Если после представления обвинением своих доказательств мне не было понятно, в чём меня обвиняют, то теперь пазл сложился: к формулировке «заведомо недостоверные сведения» это отношения не имеет. И в основном усилия следствия были направлены не на то, чтобы обосновать заведомость или ложность конкретных публикаций, а на выявление моей враждебности к «действующему политическому режиму». Этого показалось достаточно. И это, на самом деле, подтверждается частью тех находок у моих друзей, которые предварительное следствие решило к делу не приобщать и доказательствами по нему не считать. Я тоже держала эти плакаты в руках. Да, я враг, и враг открытый. Это наследственное. Я не простила этой злой силе ни трёх бабушкиных братьев, отправленных на десять лет в лагеря за частушку про пятилетки. Из них вернулся лишь один в 1956-м. Не простила десять лет на лесоповале за работу 1 мая в своём огороде и шутку про «выполнение своей пятилетки» для сестры моей прабабушки по отцовской линии. И видя, что это зло вернулось, моим долгом было крикнуть «Будь ты проклято!». Смеяться над напыщенными пафосными глупостями — это тоже наследственное, и я в списках «Мемориала» по меньшей мере четвёртая из семьи. Но враждебность не означает, что я прибегала к такому унизительному для меня же самой приёму как клевета. Если это неважно, а тюремным сроком оценивается само отношение и убедительность моих слов, а не способ выражения позиции, то запрашиваемые обвинением 7 лет лишения свободы я считаю достойной и даже лестной оценкой своих трудов. <…>
И ясно, что пытаются защитники режима всё сделать четко по Оруэллу. Однако антиутопию тоже надо уметь делать. И с учреждением «Министерство правды» в России что-то явно не задалось, потому что, как говорил практик по части антиутопий тов.Сталин, «кадры решают всё». Вот они и порешили: отсутствие информации о событии на сайте минобороны тоже считать опровержением, распространять сказанное за неделю до события на все последующие дни или просто за неимением ничего похожего на сообщение, которое надо срочно опровергнуть устами Конашенкова, слить брифинги минобороны в шейкер, встряхнуть, перемешать и вылить на листы дела как акт осмотра официальных ресурсов. Это не по Оруэллу, а почти что по Жванецкому.

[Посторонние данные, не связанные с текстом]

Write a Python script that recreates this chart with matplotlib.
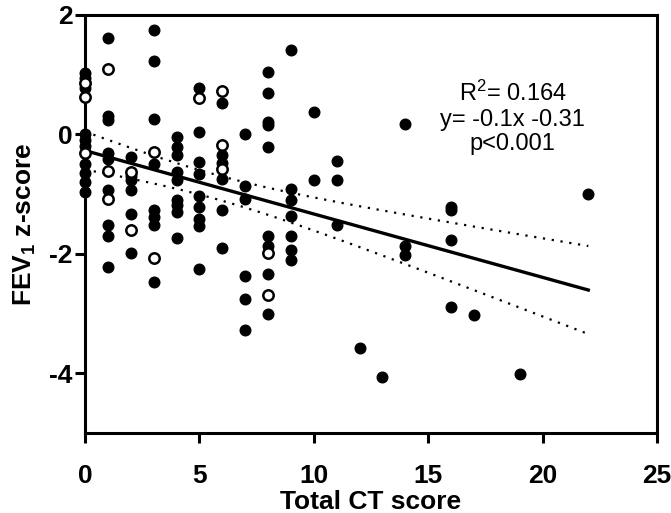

Это я к тому все клоню, что отказавшееся от собственных формальностей государство перестает государством быть. И меня не то беспокоит, что конкретная форма злокачественно измененной государственности канет в Лету. Туда ей и дорога. А то, что уважение вообще к каким-либо государственным институтам будет утрачено, если в них на глазах у всех будет гибнуть элементарный здравый смысл, который обычно называют житейским. Именно им руководствуется большинство людей, определяя для себя, нужна ли им упорядоченная жизнь по определенным правилам и инструмент для её поддержания, которым в норме является государство? И нужно ли им государству как таковое? Потому я прошу суд проявить милосердие к здравому смыслу и дать ему выйти из этого зала живым. С учётом того количества чисто процессуальных недоразумений, а также ляпов и ляпусов, сделанных «знатоками», оправдательное решение суда вряд ли вызовет подозрения в нелояльности к политическому режиму. И ради сохранения уважения к законности и здравому смыслу, я прошу его вывести, признав меня невиновной.